The history of Halloween is mixed depending on which version you read. The Christian history of the event is the celebration of All Hallows Eve (‘Hallow E’en’ is Irish), the night before ‘All Saints’ day where all the departed Christian Saints are remembered and celebrated. You might argue that yes, Christians were celebrating the dead, but not gore, darkness and fear. Some attribute the celebration of death and gore to the pre-Christian pagan festivals held at the end of the harvest. But if you look deeper into some of these pagan Halloween practices, they were ‘fire festivals’ and winter solstice gatherings.
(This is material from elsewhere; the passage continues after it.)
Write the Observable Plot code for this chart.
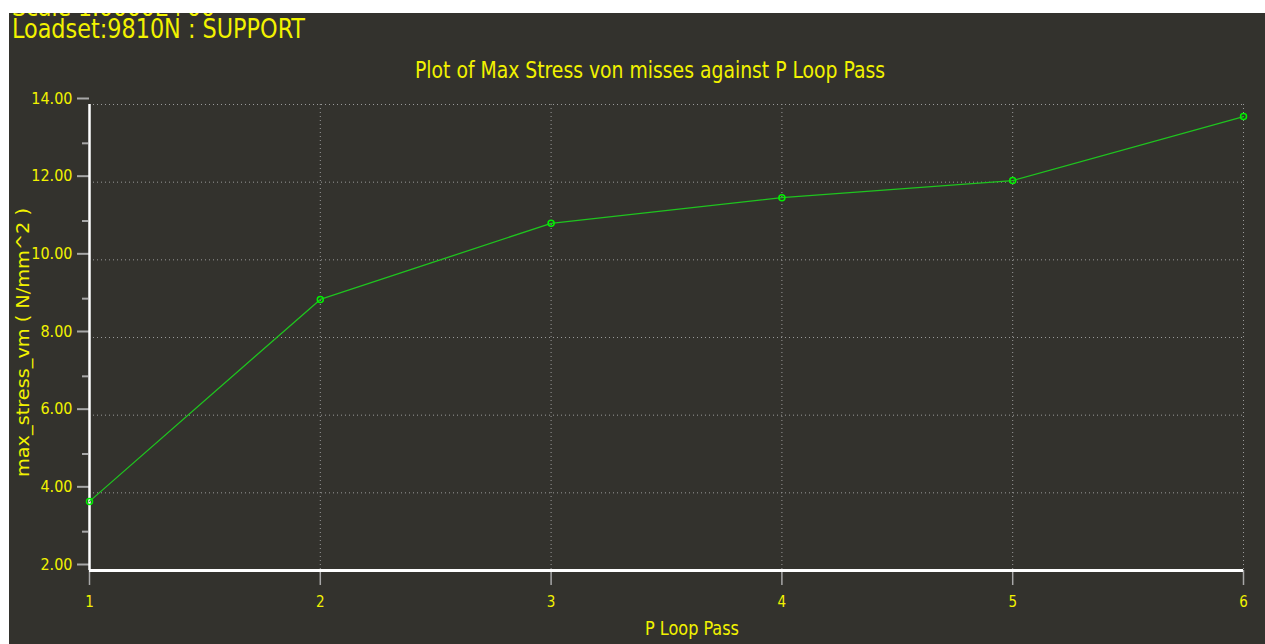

We see then that even many of the non-Christian practices of Halloween were not celebrations of blood and violence.
I confess that I feel troubled and conflicted with what Halloween seems to celebrate today. As a Christian, death is not something to fear, death is a reality that we all must face. But the Christian message is that in the end God wins and that even the darkest of evil forces, which lead to death, cannot match the power of God. What gets celebrated in Christianity is life. As Jesus says in the gospel of John,
“The thief comes only to steal and kill and destroy; I have come that they may have life, and have it to the full. (John 10:10)
I don’t want to celebrate and make merriment over the darkness of death and am often troubled by those who seem to take death so lightly; it is an affront to the way things are supposed to be.
My hope this Halloween for all of us is threefold: May we contemplate what it is we are celebrating, consider how it might be molding our children and may we together find a way to enjoy each other’s creativity, imagination, and presentation in an atmosphere of communal generosity.